Résumé des propositions :
Annexe : éléments de droit interne et de droit communautaire sur les indemnités de résiliation anticipée dans la fourniture d’électricité
Directive (UE) 2019/944 du Parlement européen et du Conseil du 5 juin 2019 concernant des règles communes pour le marché intérieur de l’électricité et modifiant la directive 2012/27/UE (refonte).
Article 12
Droit de changer de fournisseur et règles applicables aux frais de changement de fournisseur
3. […] les États membres peuvent autoriser les fournisseurs ou les acteurs du marché pratiquant l’agrégation à facturer aux clients des frais de résiliation de contrat lorsque ces clients résilient de leur plein gré des contrats de fourniture d’électricité à durée déterminée et à prix fixe avant leur échéance, pour autant que ces frais relèvent d’un contrat que le client a conclu de son plein gré et qu’ils soient clairement communiqués au client avant la conclusion du contrat. Ces frais sont proportionnés et ne dépassent pas la perte économique directe subie par le fournisseur ou l’acteur du marché pratiquant l’agrégation du fait de la résiliation du contrat par le client, y compris les coûts de tout investissement groupé ou des services qui ont déjà été fournis au client dans le cadre du contrat. La charge de la preuve de la perte économique directe incombe au fournisseur ou à l’acteur du marché pratiquant l’agrégation et l’admissibilité des frais de résiliation de contrat fait l’objet d’une surveillance de la part de l’autorité de régulation, ou toute autre autorité nationale compétente.
Code de l’énergie, Livre III, Titre III, Chapitre II : les contrats et offres de fourniture
Article L332-2
[…] L’article L. 224-15 du code de la consommation est applicable aux consommateurs non domestiques qui emploient moins de cinquante personnes et dont le chiffre d’affaires annuel ou le total de bilan annuel ou les recettes, s’agissant des collectivités territoriales au sens du premier alinéa de l’article 72 de la Constitution, est inférieur à 10 millions d’euros. Pour bénéficier de ces dispositions, ces consommateurs attestent sur l’honneur qu’ils respectent ces critères. Par dérogation aux dispositions de l’alinéa précédent, des frais de résiliation peuvent être facturés pour les contrats à prix fixes et à durée déterminée que les clients résilient de leur plein gré avant leur échéance. Ces frais sont clairement communiqués avant la conclusion du contrat et ne peuvent excéder la perte économique directe subie par le fournisseur.

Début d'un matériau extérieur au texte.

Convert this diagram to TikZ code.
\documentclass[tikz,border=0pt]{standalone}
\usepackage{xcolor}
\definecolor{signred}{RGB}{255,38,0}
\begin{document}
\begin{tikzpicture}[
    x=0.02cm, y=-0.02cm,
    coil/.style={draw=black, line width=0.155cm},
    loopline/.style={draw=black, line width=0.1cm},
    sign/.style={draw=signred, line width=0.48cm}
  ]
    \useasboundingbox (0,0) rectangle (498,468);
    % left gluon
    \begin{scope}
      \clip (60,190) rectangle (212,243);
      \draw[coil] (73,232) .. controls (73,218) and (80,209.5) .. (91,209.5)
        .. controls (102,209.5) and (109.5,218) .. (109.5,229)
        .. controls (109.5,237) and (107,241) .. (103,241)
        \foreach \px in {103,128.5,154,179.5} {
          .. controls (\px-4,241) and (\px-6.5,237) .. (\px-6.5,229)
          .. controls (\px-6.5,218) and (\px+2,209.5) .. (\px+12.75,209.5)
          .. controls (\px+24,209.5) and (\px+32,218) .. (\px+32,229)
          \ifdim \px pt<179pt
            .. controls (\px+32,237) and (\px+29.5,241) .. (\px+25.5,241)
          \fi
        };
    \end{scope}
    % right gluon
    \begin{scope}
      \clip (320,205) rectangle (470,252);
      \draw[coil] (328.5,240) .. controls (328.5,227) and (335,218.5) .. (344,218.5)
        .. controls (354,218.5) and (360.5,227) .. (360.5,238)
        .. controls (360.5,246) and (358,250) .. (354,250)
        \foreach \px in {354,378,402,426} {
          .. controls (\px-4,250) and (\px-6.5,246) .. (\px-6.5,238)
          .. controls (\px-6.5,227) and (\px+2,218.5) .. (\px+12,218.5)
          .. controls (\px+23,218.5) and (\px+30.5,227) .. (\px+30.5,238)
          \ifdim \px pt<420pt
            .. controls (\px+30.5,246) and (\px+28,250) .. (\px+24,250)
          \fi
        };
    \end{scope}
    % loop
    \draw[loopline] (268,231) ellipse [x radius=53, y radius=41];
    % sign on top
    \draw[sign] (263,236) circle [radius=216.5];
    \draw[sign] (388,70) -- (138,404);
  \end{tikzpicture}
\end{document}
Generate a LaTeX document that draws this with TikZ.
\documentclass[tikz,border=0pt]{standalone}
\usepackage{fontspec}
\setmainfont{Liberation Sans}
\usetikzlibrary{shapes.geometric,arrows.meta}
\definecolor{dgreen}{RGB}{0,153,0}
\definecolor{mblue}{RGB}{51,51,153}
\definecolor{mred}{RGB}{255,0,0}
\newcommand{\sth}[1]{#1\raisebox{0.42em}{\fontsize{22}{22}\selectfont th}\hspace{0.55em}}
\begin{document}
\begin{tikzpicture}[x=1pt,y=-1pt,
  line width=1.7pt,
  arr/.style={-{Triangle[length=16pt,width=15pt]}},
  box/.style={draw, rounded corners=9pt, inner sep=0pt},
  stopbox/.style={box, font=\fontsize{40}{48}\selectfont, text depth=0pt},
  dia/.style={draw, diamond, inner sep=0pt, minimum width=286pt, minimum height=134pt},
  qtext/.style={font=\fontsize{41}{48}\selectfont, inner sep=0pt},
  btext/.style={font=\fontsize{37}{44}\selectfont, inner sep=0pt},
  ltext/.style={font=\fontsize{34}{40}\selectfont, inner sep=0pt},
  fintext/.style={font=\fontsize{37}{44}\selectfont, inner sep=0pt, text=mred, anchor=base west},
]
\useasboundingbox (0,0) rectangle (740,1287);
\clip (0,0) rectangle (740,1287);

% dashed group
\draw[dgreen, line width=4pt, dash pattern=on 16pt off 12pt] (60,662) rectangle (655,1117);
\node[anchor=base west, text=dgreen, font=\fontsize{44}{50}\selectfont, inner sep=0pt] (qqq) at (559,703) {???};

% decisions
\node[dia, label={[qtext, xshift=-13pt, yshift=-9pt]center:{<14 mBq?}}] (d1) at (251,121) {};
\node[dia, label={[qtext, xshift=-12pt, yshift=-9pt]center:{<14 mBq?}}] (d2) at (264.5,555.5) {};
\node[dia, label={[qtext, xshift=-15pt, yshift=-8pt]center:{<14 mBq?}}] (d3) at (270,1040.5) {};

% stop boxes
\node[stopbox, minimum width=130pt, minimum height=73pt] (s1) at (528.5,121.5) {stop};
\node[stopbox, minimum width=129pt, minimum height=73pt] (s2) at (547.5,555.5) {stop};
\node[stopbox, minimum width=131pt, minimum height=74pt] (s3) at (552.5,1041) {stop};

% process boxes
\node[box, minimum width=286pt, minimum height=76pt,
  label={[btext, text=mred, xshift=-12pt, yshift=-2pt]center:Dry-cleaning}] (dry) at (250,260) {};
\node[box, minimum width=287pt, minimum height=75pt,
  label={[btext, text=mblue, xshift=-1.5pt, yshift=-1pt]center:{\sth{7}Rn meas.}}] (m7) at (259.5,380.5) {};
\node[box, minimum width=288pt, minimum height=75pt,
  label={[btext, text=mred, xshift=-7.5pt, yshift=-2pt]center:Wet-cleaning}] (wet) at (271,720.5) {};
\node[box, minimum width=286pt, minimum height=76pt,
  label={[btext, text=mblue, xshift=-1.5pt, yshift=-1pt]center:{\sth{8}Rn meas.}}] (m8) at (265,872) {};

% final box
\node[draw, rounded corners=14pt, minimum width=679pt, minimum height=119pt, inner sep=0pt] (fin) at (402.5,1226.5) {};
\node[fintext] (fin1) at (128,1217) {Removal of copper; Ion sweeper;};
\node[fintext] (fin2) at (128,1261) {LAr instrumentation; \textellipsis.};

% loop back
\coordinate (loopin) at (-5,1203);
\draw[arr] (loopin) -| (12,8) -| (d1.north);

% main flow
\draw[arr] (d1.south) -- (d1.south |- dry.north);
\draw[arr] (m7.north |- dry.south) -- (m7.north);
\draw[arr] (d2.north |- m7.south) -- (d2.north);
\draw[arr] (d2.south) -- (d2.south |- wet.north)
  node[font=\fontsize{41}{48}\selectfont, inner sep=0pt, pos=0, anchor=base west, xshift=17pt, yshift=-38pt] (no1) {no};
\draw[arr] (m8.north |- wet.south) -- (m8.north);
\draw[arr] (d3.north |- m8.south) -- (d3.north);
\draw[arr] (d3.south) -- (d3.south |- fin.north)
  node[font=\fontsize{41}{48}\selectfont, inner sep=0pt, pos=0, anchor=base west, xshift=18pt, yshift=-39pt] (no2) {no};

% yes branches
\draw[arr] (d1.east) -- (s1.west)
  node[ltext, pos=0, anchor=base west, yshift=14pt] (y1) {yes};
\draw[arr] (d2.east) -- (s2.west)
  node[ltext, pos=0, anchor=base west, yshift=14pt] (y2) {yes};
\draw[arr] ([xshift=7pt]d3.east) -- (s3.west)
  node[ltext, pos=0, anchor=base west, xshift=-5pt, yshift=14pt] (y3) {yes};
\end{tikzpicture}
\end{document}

La jurisprudence récente consacre la facturation d’indemnités de résiliation anticipée. La Cour de Justice de l’Union européenne (CJUE) a estimé dans un arrêt du 11 janvier 2024 que l’imposition de pénalités en cas de résiliation d’un contrat de fourniture à durée déterminée par une petite entreprise est conforme au droit européen :
ARRÊT DE LA COUR (cinquième chambre)
11 janvier 2024
L’article 3, paragraphes 5 et 7, de la directive 2009/72/CE du Parlement européen et du Conseil, du 13 juillet 2009, concernant des règles communes pour le marché intérieur de l’électricité et abrogeant la directive 2003/54/CE,
doit être interprété en ce sens que :
il ne s’oppose pas à une réglementation nationale en vertu de laquelle, en cas de résiliation anticipée, par une petite entreprise, d’un contrat de fourniture d’électricité conclu pour une durée déterminée et à un prix fixe, en vue de changer de fournisseur, celle-ci est tenue au paiement de la pénalité contractuelle stipulée dans ce contrat, dont le montant peut correspondre à la totalité du prix de l’électricité qu’elle s’était engagée à acheter, même si cette électricité n’a pas été et ne sera pas consommée, alors que cette réglementation ne prévoit pas de critère pour le calcul d’une telle pénalité ou pour sa réduction éventuelle, pour autant que ladite réglementation, d’une part, garantisse qu’une telle stipulation contractuelle doive être claire, compréhensible et librement consentie et, d’autre part, prévoit une possibilité de recours, administratif ou juridictionnel, dans le cadre duquel l’autorité saisie peut apprécier le caractère proportionné de cette pénalité au regard de l’ensemble des circonstances de l’espèce et, le cas échéant, imposer sa réduction ou sa suppression.
(1) Point évoqué lors de la « réunion fournisseurs » avec la ministre de la transition énergétique, le 7 septembre 2023
(2) Lettre du Médiateur national de l’énergie, N°50 “Indemnités de résiliation anticipée des contrats d’énergie”, septembre 2024
(3) L’annexe 1 précise le cadre législatif actuellement en vigueur ainsi que la jurisprudence européenne.